Task brief ▸ Repeat exactly the lines from the start through the line with "(34,787) -- (719,787);", both ends included.

Extracted records ▸
....

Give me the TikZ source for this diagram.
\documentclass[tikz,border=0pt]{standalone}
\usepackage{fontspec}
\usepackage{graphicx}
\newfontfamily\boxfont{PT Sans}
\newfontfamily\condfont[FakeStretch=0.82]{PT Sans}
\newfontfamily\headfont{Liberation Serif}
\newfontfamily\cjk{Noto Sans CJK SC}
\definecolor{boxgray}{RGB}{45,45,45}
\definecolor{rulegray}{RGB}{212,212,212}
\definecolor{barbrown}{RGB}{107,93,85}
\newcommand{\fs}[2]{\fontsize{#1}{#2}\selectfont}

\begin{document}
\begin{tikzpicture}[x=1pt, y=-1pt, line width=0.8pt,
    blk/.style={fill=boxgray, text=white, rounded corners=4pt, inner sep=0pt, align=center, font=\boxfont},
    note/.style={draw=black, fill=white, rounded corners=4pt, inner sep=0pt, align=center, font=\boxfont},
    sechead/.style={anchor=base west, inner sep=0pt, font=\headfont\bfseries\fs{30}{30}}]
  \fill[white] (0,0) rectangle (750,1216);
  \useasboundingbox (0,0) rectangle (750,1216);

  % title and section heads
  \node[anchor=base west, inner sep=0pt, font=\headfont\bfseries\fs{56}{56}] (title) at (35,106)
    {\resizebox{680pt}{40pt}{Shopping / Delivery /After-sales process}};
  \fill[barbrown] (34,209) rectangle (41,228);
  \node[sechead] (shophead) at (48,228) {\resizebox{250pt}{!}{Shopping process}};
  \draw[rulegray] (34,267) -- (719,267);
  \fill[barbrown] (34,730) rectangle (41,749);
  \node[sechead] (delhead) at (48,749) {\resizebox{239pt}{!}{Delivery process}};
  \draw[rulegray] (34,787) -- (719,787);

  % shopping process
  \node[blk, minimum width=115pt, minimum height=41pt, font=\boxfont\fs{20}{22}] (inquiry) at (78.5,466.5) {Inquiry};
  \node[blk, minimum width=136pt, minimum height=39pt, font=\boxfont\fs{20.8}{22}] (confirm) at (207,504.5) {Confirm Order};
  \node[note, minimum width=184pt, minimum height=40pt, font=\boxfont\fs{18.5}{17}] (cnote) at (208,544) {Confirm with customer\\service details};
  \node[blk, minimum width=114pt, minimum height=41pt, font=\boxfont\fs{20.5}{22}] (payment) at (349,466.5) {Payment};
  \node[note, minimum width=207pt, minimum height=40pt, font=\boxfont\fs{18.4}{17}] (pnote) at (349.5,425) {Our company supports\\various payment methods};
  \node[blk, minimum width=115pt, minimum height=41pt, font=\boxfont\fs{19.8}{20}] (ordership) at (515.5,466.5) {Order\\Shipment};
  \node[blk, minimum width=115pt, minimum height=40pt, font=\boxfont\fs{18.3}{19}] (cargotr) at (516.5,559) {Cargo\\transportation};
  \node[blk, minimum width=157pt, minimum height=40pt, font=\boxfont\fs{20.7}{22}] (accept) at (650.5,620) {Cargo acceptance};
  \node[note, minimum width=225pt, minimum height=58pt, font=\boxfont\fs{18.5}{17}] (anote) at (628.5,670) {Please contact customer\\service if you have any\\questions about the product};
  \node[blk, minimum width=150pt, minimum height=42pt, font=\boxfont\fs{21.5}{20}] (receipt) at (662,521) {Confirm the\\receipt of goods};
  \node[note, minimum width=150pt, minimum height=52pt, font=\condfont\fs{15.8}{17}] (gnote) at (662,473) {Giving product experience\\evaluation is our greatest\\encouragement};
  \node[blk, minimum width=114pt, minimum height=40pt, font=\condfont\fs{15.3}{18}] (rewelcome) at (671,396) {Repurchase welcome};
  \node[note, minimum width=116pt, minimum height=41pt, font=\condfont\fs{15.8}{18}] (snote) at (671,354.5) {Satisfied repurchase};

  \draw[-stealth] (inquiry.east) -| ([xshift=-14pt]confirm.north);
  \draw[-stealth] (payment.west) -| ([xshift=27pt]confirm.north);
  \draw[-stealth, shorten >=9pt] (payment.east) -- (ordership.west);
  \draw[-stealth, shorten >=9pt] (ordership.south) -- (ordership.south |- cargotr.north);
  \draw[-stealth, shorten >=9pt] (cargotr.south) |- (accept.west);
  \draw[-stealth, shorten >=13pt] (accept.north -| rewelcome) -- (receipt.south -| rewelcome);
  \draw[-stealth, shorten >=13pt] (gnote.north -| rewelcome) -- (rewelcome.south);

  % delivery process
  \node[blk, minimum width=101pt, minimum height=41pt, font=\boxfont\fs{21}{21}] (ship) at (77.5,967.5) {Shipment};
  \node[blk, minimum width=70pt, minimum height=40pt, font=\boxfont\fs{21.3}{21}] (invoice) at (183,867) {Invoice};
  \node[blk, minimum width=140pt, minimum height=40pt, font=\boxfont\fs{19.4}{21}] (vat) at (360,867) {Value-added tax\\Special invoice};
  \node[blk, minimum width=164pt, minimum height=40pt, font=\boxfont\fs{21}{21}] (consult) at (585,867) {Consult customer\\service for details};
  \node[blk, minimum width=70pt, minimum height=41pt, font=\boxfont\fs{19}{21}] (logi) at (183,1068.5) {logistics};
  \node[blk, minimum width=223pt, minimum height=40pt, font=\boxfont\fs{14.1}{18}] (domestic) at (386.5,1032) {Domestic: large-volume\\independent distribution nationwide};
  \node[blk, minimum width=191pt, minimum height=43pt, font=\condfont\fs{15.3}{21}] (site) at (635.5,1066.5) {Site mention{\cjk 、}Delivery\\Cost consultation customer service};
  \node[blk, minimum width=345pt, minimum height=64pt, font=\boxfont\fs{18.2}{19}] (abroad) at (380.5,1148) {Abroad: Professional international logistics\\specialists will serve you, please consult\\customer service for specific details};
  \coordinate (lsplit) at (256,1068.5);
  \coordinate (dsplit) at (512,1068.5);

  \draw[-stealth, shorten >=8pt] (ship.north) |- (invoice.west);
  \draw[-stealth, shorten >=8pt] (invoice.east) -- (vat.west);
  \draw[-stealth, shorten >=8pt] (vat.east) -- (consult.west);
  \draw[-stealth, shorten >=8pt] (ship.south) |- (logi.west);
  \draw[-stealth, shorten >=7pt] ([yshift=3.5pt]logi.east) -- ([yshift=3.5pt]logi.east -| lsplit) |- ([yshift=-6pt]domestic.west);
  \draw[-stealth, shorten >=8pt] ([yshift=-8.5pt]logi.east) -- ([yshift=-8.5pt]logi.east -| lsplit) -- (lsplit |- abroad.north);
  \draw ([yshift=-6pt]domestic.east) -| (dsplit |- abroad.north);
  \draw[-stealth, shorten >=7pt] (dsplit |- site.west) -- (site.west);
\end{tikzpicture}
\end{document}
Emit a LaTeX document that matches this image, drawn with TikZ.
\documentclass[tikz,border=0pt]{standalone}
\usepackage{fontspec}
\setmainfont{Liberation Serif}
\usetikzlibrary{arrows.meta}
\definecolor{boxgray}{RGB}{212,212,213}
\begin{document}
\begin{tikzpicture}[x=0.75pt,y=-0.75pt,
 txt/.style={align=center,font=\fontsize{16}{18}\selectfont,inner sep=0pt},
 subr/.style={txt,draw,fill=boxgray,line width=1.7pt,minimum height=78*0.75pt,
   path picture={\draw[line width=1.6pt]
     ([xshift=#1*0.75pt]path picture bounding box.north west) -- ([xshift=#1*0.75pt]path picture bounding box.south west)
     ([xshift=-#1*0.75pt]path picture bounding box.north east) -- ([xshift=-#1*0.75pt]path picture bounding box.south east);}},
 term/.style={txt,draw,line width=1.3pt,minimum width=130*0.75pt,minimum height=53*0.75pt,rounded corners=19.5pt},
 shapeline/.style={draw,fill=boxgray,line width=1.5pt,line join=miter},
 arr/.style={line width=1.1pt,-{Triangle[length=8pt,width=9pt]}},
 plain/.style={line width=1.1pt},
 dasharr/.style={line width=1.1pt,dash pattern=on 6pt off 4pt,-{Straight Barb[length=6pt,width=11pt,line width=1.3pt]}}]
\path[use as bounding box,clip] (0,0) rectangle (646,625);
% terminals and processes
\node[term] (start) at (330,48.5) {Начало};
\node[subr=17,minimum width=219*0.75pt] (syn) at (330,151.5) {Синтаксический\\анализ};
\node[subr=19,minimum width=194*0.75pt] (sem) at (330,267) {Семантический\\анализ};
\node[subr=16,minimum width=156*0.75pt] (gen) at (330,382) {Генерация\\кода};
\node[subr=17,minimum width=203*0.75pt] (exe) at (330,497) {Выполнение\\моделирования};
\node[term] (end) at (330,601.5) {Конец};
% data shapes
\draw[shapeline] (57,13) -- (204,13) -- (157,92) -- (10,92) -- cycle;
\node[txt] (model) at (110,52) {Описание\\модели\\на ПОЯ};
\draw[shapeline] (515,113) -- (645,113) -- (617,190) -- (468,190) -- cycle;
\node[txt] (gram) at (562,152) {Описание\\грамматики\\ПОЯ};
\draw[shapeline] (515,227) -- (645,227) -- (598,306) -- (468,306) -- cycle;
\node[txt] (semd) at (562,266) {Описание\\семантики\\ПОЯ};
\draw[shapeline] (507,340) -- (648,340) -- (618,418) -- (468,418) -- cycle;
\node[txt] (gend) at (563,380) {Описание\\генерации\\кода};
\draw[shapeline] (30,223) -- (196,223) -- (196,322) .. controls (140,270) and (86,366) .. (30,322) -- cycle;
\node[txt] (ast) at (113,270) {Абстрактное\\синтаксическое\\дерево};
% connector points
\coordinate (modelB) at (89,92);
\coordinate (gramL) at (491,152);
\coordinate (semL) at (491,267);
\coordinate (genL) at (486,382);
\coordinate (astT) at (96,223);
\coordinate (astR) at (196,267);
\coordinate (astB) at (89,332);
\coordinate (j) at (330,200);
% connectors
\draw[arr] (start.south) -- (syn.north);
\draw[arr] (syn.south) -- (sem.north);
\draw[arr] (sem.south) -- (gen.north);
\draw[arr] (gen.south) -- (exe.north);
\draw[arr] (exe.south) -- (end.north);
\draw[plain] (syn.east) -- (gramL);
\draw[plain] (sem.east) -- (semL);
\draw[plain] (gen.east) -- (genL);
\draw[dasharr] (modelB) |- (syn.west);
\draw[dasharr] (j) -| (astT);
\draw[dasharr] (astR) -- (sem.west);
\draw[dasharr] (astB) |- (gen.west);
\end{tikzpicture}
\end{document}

....

Full response ▸
Give me the TikZ source for this diagram.
\documentclass[tikz,border=0pt]{standalone}
\usepackage{fontspec}
\usepackage{graphicx}
\newfontfamily\boxfont{PT Sans}
\newfontfamily\condfont[FakeStretch=0.82]{PT Sans}
\newfontfamily\headfont{Liberation Serif}
\newfontfamily\cjk{Noto Sans CJK SC}
\definecolor{boxgray}{RGB}{45,45,45}
\definecolor{rulegray}{RGB}{212,212,212}
\definecolor{barbrown}{RGB}{107,93,85}
\newcommand{\fs}[2]{\fontsize{#1}{#2}\selectfont}

\begin{document}
\begin{tikzpicture}[x=1pt, y=-1pt, line width=0.8pt,
    blk/.style={fill=boxgray, text=white, rounded corners=4pt, inner sep=0pt, align=center, font=\boxfont},
    note/.style={draw=black, fill=white, rounded corners=4pt, inner sep=0pt, align=center, font=\boxfont},
    sechead/.style={anchor=base west, inner sep=0pt, font=\headfont\bfseries\fs{30}{30}}]
  \fill[white] (0,0) rectangle (750,1216);
  \useasboundingbox (0,0) rectangle (750,1216);

  % title and section heads
  \node[anchor=base west, inner sep=0pt, font=\headfont\bfseries\fs{56}{56}] (title) at (35,106)
    {\resizebox{680pt}{40pt}{Shopping / Delivery /After-sales process}};
  \fill[barbrown] (34,209) rectangle (41,228);
  \node[sechead] (shophead) at (48,228) {\resizebox{250pt}{!}{Shopping process}};
  \draw[rulegray] (34,267) -- (719,267);
  \fill[barbrown] (34,730) rectangle (41,749);
  \node[sechead] (delhead) at (48,749) {\resizebox{239pt}{!}{Delivery process}};
  \draw[rulegray] (34,787) -- (719,787);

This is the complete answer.